In late winter this year we participated in the event RADMIN - A Reduction, organised for exploring the radical potentials of administration and making space for experimenting with what it means to us as participants involved with different fields of work. Administration is probably present in most peoples lives, yet its something which is not very often talked about.
Quote from the event description:
"Organising in and for uncertainty is a current and critical condition in the arts and in business, as elsewhere. For RADMIN - A Reduction we will abandon pre-planning and assemble in time, to tune our attentions, improvise agreements and see what events emerge. In the process we will practice arts of collective decision-taking, speculate on prosperity, retreat into our unique locations and luxuriate in company. Activities might include faith based operations such as ghostly encounters, fire making, special delivery systems and identity loss."

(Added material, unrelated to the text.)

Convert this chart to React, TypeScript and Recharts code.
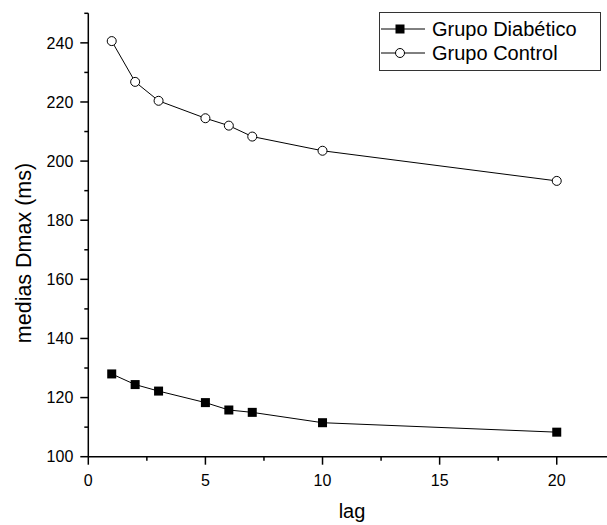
import React from 'react';
import { LineChart, Line, XAxis, YAxis } from 'recharts';

const lags = [1, 2, 3, 5, 6, 7, 10, 20];
const diabetico = [128.0, 124.4, 122.2, 118.3, 115.8, 115.0, 111.5, 108.3];
const control = [240.6, 226.8, 220.4, 214.5, 212.0, 208.3, 203.5, 193.3];
const xTicks = [0, 2.5, 5, 7.5, 10, 12.5, 15, 17.5, 20, 22.5];
const yTicks = [100, 110, 120, 130, 140, 150, 160, 170, 180, 190, 200, 210, 220, 230, 240, 250];
const seriesNames = ['Grupo Diabético', 'Grupo Control'];

const data = lags.map((lag, i) => ({ lag, diab: diabetico[i], ctrl: control[i] }));

const FONT = '"Liberation Sans", Arial, sans-serif';

const XTick = (props: any) => {
  const { x, y, payload } = props;
  const major = payload.value % 5 === 0;
  return (
    <g>
      <line x1={x} y1={y} x2={x} y2={y + (major ? 8 : 4)} stroke="#000" strokeWidth={1.5} />
      {major && (
        <text x={x} y={y + 29.5} textAnchor="middle" fontSize={16} fontFamily={FONT} fill="#000">
          {payload.value}
        </text>
      )}
    </g>
  );
};

const YTick = (props: any) => {
  const { x, y, payload } = props;
  const major = payload.value % 20 === 0;
  return (
    <g>
      <line x1={x} y1={y} x2={x - (major ? 8 : 4)} y2={y} stroke="#000" strokeWidth={1.5} />
      {major && (
        <text x={x - 15} y={y + 5.7} textAnchor="end" fontSize={16} fontFamily={FONT} fill="#000">
          {payload.value}
        </text>
      )}
    </g>
  );
};

const SquareDot = (p: any) => (
  <rect key={`s-${p.index}`} x={p.cx - 4.5} y={p.cy - 4.5} width={9} height={9} fill="#000" />
);
const CircleDot = (p: any) => (
  <circle key={`c-${p.index}`} cx={p.cx} cy={p.cy} r={4.5} fill="#fff" stroke="#000" strokeWidth={1} />
);

export default function App() {
  return (
    <div style={{ position: 'absolute', left: 0, top: 0, width: 607, height: 525, overflow: 'hidden', background: '#fff' }}>
      <LineChart
        width={616}
        height={525}
        data={data}
        margin={{ top: 13.3, right: 0.7, bottom: 0, left: 0 }}
      >
        <XAxis
          type="number"
          dataKey="lag"
          domain={[0, 22.5]}
          ticks={xTicks}
          interval={0}
          height={68.3}
          tickSize={0}
          tickMargin={0}
          tickLine={false}
          tick={<XTick />}
          axisLine={{ stroke: '#000', strokeWidth: 1.5 }}
        />
        <YAxis
          type="number"
          domain={[100, 250]}
          ticks={yTicks}
          interval={0}
          width={88.3}
          tickSize={0}
          tickMargin={0}
          tickLine={false}
          tick={<YTick />}
          axisLine={{ stroke: '#000', strokeWidth: 1.5 }}
        />
        <Line
          type="linear"
          dataKey="diab"
          name={seriesNames[0]}
          stroke="#000"
          strokeWidth={1}
          dot={SquareDot}
          isAnimationActive={false}
        />
        <Line
          type="linear"
          dataKey="ctrl"
          name={seriesNames[1]}
          stroke="#000"
          strokeWidth={1}
          dot={CircleDot}
          isAnimationActive={false}
        />
      </LineChart>
      <svg width={607} height={525} style={{ position: 'absolute', left: 0, top: 0, pointerEvents: 'none' }}>
        <g transform="translate(379, 12)">
          <rect x={0.5} y={0.5} width={221} height={58} fill="#fff" stroke="#333" strokeWidth={1} />
          {seriesNames.map((name, i) => {
            const cy = 17 + i * 24;
            return (
              <g key={name}>
                <line x1={2} y1={cy} x2={46} y2={cy} stroke="#000" strokeWidth={1} />
                {i === 0 ? (
                  <rect x={21 - 4.5} y={cy - 4.5} width={9} height={9} fill="#000" />
                ) : (
                  <circle cx={21} cy={cy} r={4.5} fill="#fff" stroke="#000" strokeWidth={1} />
                )}
                <text x={53} y={cy + 6.5} fontSize={20} fontFamily={FONT} fill="#000">
                  {name}
                </text>
              </g>
            );
          })}
        </g>
        <text x={352} y={518} textAnchor="middle" fontSize={20} fontFamily={FONT} fill="#000">lag</text>
        <text
          x={30.5}
          y={253}
          textAnchor="middle"
          fontSize={21.5}
          fontFamily={FONT}
          fill="#000"
          transform="rotate(-90, 30.5, 253)"
        >
          medias Dmax (ms)
        </text>
      </svg>
    </div>
  );
}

Many things took place during the 5 weeks, we craeted anonymised to-do lists and sent them to other parcticipants to make a plan for being carried out, practiced admin through making and tending to a fire, and received mysterious packages with instructions in the post, all opening up many good questions:
How do we get better at talking about and making visible all the different forms of administration thats taking place, both so that we can support each other through sharing learning about how best to do it, scaling it up and down as needed, and to acknowledge it as a form of labor that sometimes is being made invisible?
How do we work more with and from within our immediate surroundings when the current system have built in so many ways of escaping from our day to day lives? What are the different levels of histories, from geological to political, that we could intervene in from walking distance of where we live, and how do we administrate those sorts of interventions?